▶ GIVEN REQUEST
Return only the lines from the top of the data down to the one that holds "(9,8) -- (1061,8);", both included, without any pictures.

----- SOURCE EXCERPT -----

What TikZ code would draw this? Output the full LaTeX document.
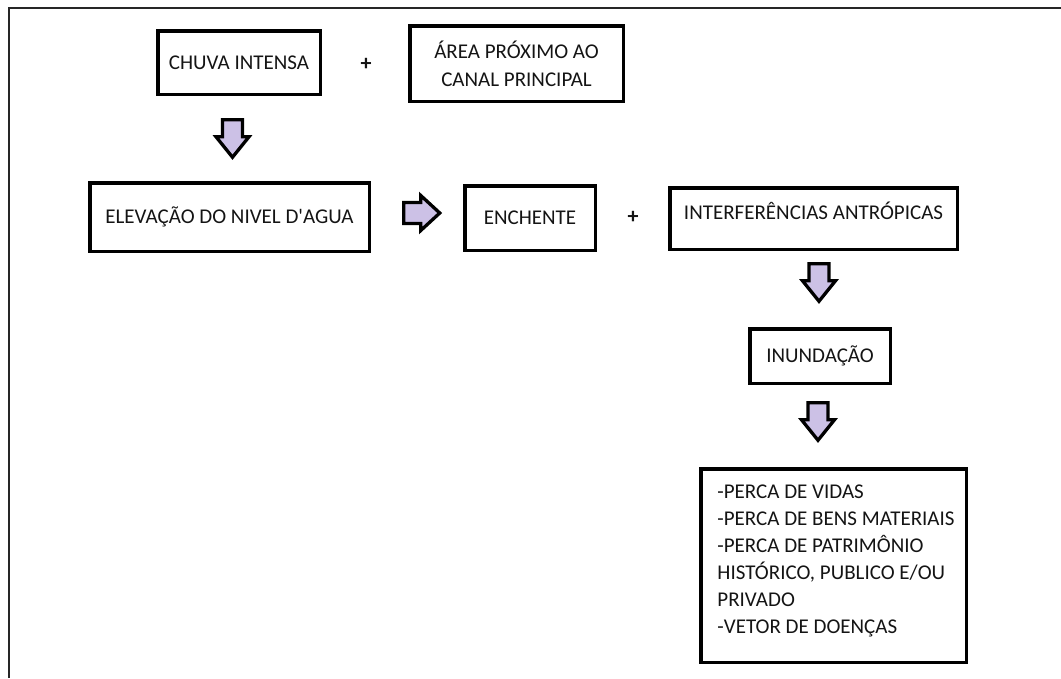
\documentclass[tikz,border=0pt]{standalone}
\usepackage{fontspec}
\setmainfont{Carlito}
\definecolor{arrfill}{RGB}{204,193,230}
\definecolor{txt}{RGB}{20,20,20}
\tikzset{
  box/.style={draw, line width=3.5pt, rectangle, inner sep=0pt, text=txt,
    font=\fontsize{21}{28}\selectfont},
  capstext/.style={text height=13pt, text depth=0pt},
  plus/.style={font=\fontsize{22}{22}\selectfont\bfseries, text=txt, inner sep=0pt},
  barrow/.style={draw, line width=3.3pt, fill=arrfill, line join=miter, miter limit=10}
}
\begin{document}
\begin{tikzpicture}[x=1pt,y=-1pt]
\useasboundingbox (0,0) rectangle (1061,678);
% outer frame (only left and top edges visible)
\draw[line width=2.5pt, black!85] (9,678) -- (9,8) -- (1061,8);

% boxes
\node[box, capstext, minimum width=162.5pt, minimum height=63.5pt] (chuva) at (239,62.5) {CHUVA INTENSA};
\node[box, align=center, minimum width=213.5pt, minimum height=75.5pt] (area) at (516.5,63.5) {ÁREA PRÓXIMO AO\\CANAL PRINCIPAL};
\node[box, capstext, minimum width=279.5pt, minimum height=68.5pt] (elev) at (229.5,217) {ELEVAÇÃO DO NIVEL D\textquotesingle AGUA};
\node[box, capstext, minimum width=130.5pt, minimum height=64.5pt] (ench) at (530,218) {ENCHENTE};
\node[box, text height=13pt, text depth=12pt, minimum width=287.5pt, minimum height=61.5pt] (interf) at (813.5,218.5) {INTERFERÊNCIAS ANTRÓPICAS};
\node[box, capstext, minimum width=140.5pt, minimum height=54.5pt] (inund) at (820,356) {INUNDAÇÃO};
\node[box, minimum width=265.5pt, minimum height=193.5pt] (final) at (833.5,565.5) {};
\node[align=left, inner sep=0pt, text=txt, font=\fontsize{21}{27}\selectfont] (finaltxt) at (836,561)
  {-PERCA DE VIDAS\\-PERCA DE BENS MATERIAIS\\-PERCA DE PATRIMÔNIO\\HISTÓRICO, PUBLICO E/OU\\PRIVADO\\-VETOR DE DOENÇAS};

% plus signs
\node[plus] (p1) at (366,64) {+};
\node[plus] (p2) at (633,217) {+};

% block arrows
\coordinate (a1) at (232.5,119.75);
\coordinate (a2) at (403.75,213);
\coordinate (a3) at (819,263.75);
\coordinate (a4) at (818,402.75);
\draw[barrow] (a1) ++(-10,0) -- ++(20,0) -- ++(0,17) -- ++(6.5,0) -- ++(-16.5,20.5) -- ++(-16.5,-20.5) -- ++(6.5,0) -- cycle;
\draw[barrow] (a3) ++(-10,0) -- ++(20,0) -- ++(0,17) -- ++(6.5,0) -- ++(-16.5,20.5) -- ++(-16.5,-20.5) -- ++(6.5,0) -- cycle;
\draw[barrow] (a4) ++(-10,0) -- ++(20,0) -- ++(0,17) -- ++(6.5,0) -- ++(-16.5,20.5) -- ++(-16.5,-20.5) -- ++(6.5,0) -- cycle;
\draw[barrow] (a2) ++(0,-10.5) -- ++(17,0) -- ++(0,-7) -- ++(19,17.5) -- ++(-19,17.5) -- ++(0,-7) -- ++(-17,0) -- cycle;
\end{tikzpicture}
\end{document}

-----

▶ ANSWER FOR THIS EXERCISE
What TikZ code would draw this? Output the full LaTeX document.
\documentclass[tikz,border=0pt]{standalone}
\usepackage{fontspec}
\setmainfont{Carlito}
\definecolor{arrfill}{RGB}{204,193,230}
\definecolor{txt}{RGB}{20,20,20}
\tikzset{
  box/.style={draw, line width=3.5pt, rectangle, inner sep=0pt, text=txt,
    font=\fontsize{21}{28}\selectfont},
  capstext/.style={text height=13pt, text depth=0pt},
  plus/.style={font=\fontsize{22}{22}\selectfont\bfseries, text=txt, inner sep=0pt},
  barrow/.style={draw, line width=3.3pt, fill=arrfill, line join=miter, miter limit=10}
}
\begin{document}
\begin{tikzpicture}[x=1pt,y=-1pt]
\useasboundingbox (0,0) rectangle (1061,678);
% outer frame (only left and top edges visible)
\draw[line width=2.5pt, black!85] (9,678) -- (9,8) -- (1061,8);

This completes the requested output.